Extract the whole listing as it stands. Do not include the pictures.

:: Source material

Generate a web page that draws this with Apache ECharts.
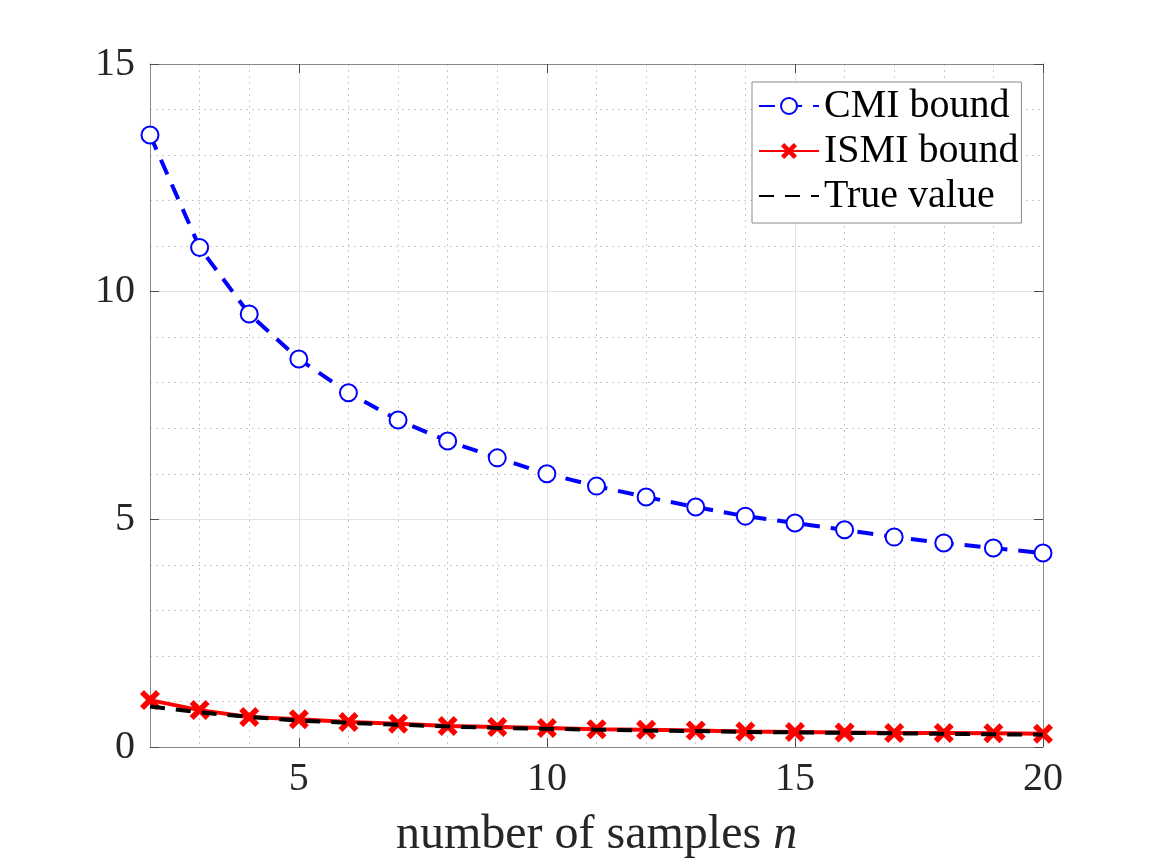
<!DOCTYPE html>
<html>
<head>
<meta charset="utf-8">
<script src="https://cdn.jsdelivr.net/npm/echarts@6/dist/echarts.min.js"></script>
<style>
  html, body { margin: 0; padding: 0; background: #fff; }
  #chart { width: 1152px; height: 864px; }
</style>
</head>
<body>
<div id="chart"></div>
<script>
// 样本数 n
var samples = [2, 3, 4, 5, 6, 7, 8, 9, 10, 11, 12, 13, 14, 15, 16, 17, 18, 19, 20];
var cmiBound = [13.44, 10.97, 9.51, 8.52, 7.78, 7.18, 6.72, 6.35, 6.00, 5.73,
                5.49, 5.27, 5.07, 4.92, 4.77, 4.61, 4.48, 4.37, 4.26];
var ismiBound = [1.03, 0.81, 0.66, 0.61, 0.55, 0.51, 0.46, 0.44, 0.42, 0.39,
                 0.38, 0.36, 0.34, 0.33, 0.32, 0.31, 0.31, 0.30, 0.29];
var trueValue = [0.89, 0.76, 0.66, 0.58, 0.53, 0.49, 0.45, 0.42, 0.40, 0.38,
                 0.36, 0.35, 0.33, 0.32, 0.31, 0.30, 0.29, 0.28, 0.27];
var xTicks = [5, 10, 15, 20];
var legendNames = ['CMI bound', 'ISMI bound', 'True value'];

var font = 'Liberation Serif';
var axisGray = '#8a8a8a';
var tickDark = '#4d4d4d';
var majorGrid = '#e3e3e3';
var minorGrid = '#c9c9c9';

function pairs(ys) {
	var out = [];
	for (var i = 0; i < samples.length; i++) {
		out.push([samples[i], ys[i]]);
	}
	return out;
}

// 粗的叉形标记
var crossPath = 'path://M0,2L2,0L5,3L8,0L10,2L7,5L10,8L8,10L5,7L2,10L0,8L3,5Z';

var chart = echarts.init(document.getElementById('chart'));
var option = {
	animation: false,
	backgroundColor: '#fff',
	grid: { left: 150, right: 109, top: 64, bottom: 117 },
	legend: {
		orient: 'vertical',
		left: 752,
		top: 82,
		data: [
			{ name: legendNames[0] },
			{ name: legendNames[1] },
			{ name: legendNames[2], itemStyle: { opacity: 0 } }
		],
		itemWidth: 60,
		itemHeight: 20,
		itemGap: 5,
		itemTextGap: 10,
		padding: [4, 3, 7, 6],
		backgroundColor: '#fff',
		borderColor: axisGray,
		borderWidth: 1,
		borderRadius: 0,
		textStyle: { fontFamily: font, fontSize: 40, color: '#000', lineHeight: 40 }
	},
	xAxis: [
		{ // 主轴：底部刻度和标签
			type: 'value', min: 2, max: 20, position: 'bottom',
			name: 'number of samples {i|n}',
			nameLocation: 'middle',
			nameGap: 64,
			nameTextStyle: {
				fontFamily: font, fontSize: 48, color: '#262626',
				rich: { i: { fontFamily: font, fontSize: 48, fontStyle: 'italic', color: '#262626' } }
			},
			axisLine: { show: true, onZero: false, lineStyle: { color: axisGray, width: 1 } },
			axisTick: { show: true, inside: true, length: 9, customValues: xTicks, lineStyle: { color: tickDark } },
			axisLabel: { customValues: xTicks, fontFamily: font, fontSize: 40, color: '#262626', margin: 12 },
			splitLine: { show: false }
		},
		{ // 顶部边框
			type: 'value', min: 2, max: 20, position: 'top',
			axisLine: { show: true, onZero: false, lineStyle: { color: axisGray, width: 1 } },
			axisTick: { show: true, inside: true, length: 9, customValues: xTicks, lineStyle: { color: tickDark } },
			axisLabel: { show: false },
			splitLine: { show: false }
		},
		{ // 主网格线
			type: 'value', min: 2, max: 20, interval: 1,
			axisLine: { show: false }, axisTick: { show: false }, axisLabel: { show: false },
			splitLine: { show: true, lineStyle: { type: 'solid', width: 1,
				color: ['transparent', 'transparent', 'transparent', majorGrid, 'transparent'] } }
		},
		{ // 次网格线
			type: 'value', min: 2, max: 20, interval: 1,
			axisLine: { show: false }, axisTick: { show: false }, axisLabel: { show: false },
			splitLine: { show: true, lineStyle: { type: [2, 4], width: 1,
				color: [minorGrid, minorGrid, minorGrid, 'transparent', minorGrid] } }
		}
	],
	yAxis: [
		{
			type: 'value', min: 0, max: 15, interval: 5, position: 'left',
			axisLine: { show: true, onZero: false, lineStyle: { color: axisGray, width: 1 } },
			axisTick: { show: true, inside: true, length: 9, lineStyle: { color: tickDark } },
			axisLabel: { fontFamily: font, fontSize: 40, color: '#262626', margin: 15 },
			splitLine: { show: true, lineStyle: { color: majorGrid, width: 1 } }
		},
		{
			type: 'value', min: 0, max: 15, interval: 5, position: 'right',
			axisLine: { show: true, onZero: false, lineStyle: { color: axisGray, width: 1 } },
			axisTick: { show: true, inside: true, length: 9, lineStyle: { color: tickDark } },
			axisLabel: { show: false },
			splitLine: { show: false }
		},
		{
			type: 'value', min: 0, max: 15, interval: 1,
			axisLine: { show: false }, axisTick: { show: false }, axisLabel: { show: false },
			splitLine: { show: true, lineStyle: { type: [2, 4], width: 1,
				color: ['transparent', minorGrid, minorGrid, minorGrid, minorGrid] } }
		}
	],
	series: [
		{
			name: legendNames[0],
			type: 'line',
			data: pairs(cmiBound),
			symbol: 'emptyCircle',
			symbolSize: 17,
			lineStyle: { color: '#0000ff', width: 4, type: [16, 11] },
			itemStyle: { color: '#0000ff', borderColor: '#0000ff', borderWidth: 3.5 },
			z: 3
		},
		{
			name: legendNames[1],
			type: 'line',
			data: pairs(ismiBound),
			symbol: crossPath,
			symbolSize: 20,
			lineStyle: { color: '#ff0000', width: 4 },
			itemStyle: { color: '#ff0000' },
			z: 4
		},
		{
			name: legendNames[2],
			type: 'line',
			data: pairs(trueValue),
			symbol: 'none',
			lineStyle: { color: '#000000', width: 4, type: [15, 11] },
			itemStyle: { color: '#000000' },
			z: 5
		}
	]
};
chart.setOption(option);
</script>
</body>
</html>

::::

**Correct output**:
Generate a web page that draws this with Apache ECharts.
<!DOCTYPE html>
<html>
<head>
<meta charset="utf-8">
<script src="https://cdn.jsdelivr.net/npm/echarts@6/dist/echarts.min.js"></script>
<style>
  html, body { margin: 0; padding: 0; background: #fff; }
  #chart { width: 1152px; height: 864px; }
</style>
</head>
<body>
<div id="chart"></div>
<script>
// 样本数 n
var samples = [2, 3, 4, 5, 6, 7, 8, 9, 10, 11, 12, 13, 14, 15, 16, 17, 18, 19, 20];
var cmiBound = [13.44, 10.97, 9.51, 8.52, 7.78, 7.18, 6.72, 6.35, 6.00, 5.73,
                5.49, 5.27, 5.07, 4.92, 4.77, 4.61, 4.48, 4.37, 4.26];
var ismiBound = [1.03, 0.81, 0.66, 0.61, 0.55, 0.51, 0.46, 0.44, 0.42, 0.39,
                 0.38, 0.36, 0.34, 0.33, 0.32, 0.31, 0.31, 0.30, 0.29];
var trueValue = [0.89, 0.76, 0.66, 0.58, 0.53, 0.49, 0.45, 0.42, 0.40, 0.38,
                 0.36, 0.35, 0.33, 0.32, 0.31, 0.30, 0.29, 0.28, 0.27];
var xTicks = [5, 10, 15, 20];
var legendNames = ['CMI bound', 'ISMI bound', 'True value'];

var font = 'Liberation Serif';
var axisGray = '#8a8a8a';
var tickDark = '#4d4d4d';
var majorGrid = '#e3e3e3';
var minorGrid = '#c9c9c9';

function pairs(ys) {
	var out = [];
	for (var i = 0; i < samples.length; i++) {
		out.push([samples[i], ys[i]]);
	}
	return out;
}

// 粗的叉形标记
var crossPath = 'path://M0,2L2,0L5,3L8,0L10,2L7,5L10,8L8,10L5,7L2,10L0,8L3,5Z';

var chart = echarts.init(document.getElementById('chart'));
var option = {
	animation: false,
	backgroundColor: '#fff',
	grid: { left: 150, right: 109, top: 64, bottom: 117 },
	legend: {
		orient: 'vertical',
		left: 752,
		top: 82,
		data: [
			{ name: legendNames[0] },
			{ name: legendNames[1] },
			{ name: legendNames[2], itemStyle: { opacity: 0 } }
		],
		itemWidth: 60,
		itemHeight: 20,
		itemGap: 5,
		itemTextGap: 10,
		padding: [4, 3, 7, 6],
		backgroundColor: '#fff',
		borderColor: axisGray,
		borderWidth: 1,
		borderRadius: 0,
		textStyle: { fontFamily: font, fontSize: 40, color: '#000', lineHeight: 40 }
	},
	xAxis: [
		{ // 主轴：底部刻度和标签
			type: 'value', min: 2, max: 20, position: 'bottom',
			name: 'number of samples {i|n}',
			nameLocation: 'middle',
			nameGap: 64,
			nameTextStyle: {
				fontFamily: font, fontSize: 48, color: '#262626',
				rich: { i: { fontFamily: font, fontSize: 48, fontStyle: 'italic', color: '#262626' } }
			},
			axisLine: { show: true, onZero: false, lineStyle: { color: axisGray, width: 1 } },
			axisTick: { show: true, inside: true, length: 9, customValues: xTicks, lineStyle: { color: tickDark } },
			axisLabel: { customValues: xTicks, fontFamily: font, fontSize: 40, color: '#262626', margin: 12 },
			splitLine: { show: false }
		},
		{ // 顶部边框
			type: 'value', min: 2, max: 20, position: 'top',
			axisLine: { show: true, onZero: false, lineStyle: { color: axisGray, width: 1 } },
			axisTick: { show: true, inside: true, length: 9, customValues: xTicks, lineStyle: { color: tickDark } },
			axisLabel: { show: false },
			splitLine: { show: false }
		},
		{ // 主网格线
			type: 'value', min: 2, max: 20, interval: 1,
			axisLine: { show: false }, axisTick: { show: false }, axisLabel: { show: false },
			splitLine: { show: true, lineStyle: { type: 'solid', width: 1,
				color: ['transparent', 'transparent', 'transparent', majorGrid, 'transparent'] } }
		},
		{ // 次网格线
			type: 'value', min: 2, max: 20, interval: 1,
			axisLine: { show: false }, axisTick: { show: false }, axisLabel: { show: false },
			splitLine: { show: true, lineStyle: { type: [2, 4], width: 1,
				color: [minorGrid, minorGrid, minorGrid, 'transparent', minorGrid] } }
		}
	],
	yAxis: [
		{
			type: 'value', min: 0, max: 15, interval: 5, position: 'left',
			axisLine: { show: true, onZero: false, lineStyle: { color: axisGray, width: 1 } },
			axisTick: { show: true, inside: true, length: 9, lineStyle: { color: tickDark } },
			axisLabel: { fontFamily: font, fontSize: 40, color: '#262626', margin: 15 },
			splitLine: { show: true, lineStyle: { color: majorGrid, width: 1 } }
		},
		{
			type: 'value', min: 0, max: 15, interval: 5, position: 'right',
			axisLine: { show: true, onZero: false, lineStyle: { color: axisGray, width: 1 } },
			axisTick: { show: true, inside: true, length: 9, lineStyle: { color: tickDark } },
			axisLabel: { show: false },
			splitLine: { show: false }
		},
		{
			type: 'value', min: 0, max: 15, interval: 1,
			axisLine: { show: false }, axisTick: { show: false }, axisLabel: { show: false },
			splitLine: { show: true, lineStyle: { type: [2, 4], width: 1,
				color: ['transparent', minorGrid, minorGrid, minorGrid, minorGrid] } }
		}
	],
	series: [
		{
			name: legendNames[0],
			type: 'line',
			data: pairs(cmiBound),
			symbol: 'emptyCircle',
			symbolSize: 17,
			lineStyle: { color: '#0000ff', width: 4, type: [16, 11] },
			itemStyle: { color: '#0000ff', borderColor: '#0000ff', borderWidth: 3.5 },
			z: 3
		},
		{
			name: legendNames[1],
			type: 'line',
			data: pairs(ismiBound),
			symbol: crossPath,
			symbolSize: 20,
			lineStyle: { color: '#ff0000', width: 4 },
			itemStyle: { color: '#ff0000' },
			z: 4
		},
		{
			name: legendNames[2],
			type: 'line',
			data: pairs(trueValue),
			symbol: 'none',
			lineStyle: { color: '#000000', width: 4, type: [15, 11] },
			itemStyle: { color: '#000000' },
			z: 5
		}
	]
};
chart.setOption(option);
</script>
</body>
</html>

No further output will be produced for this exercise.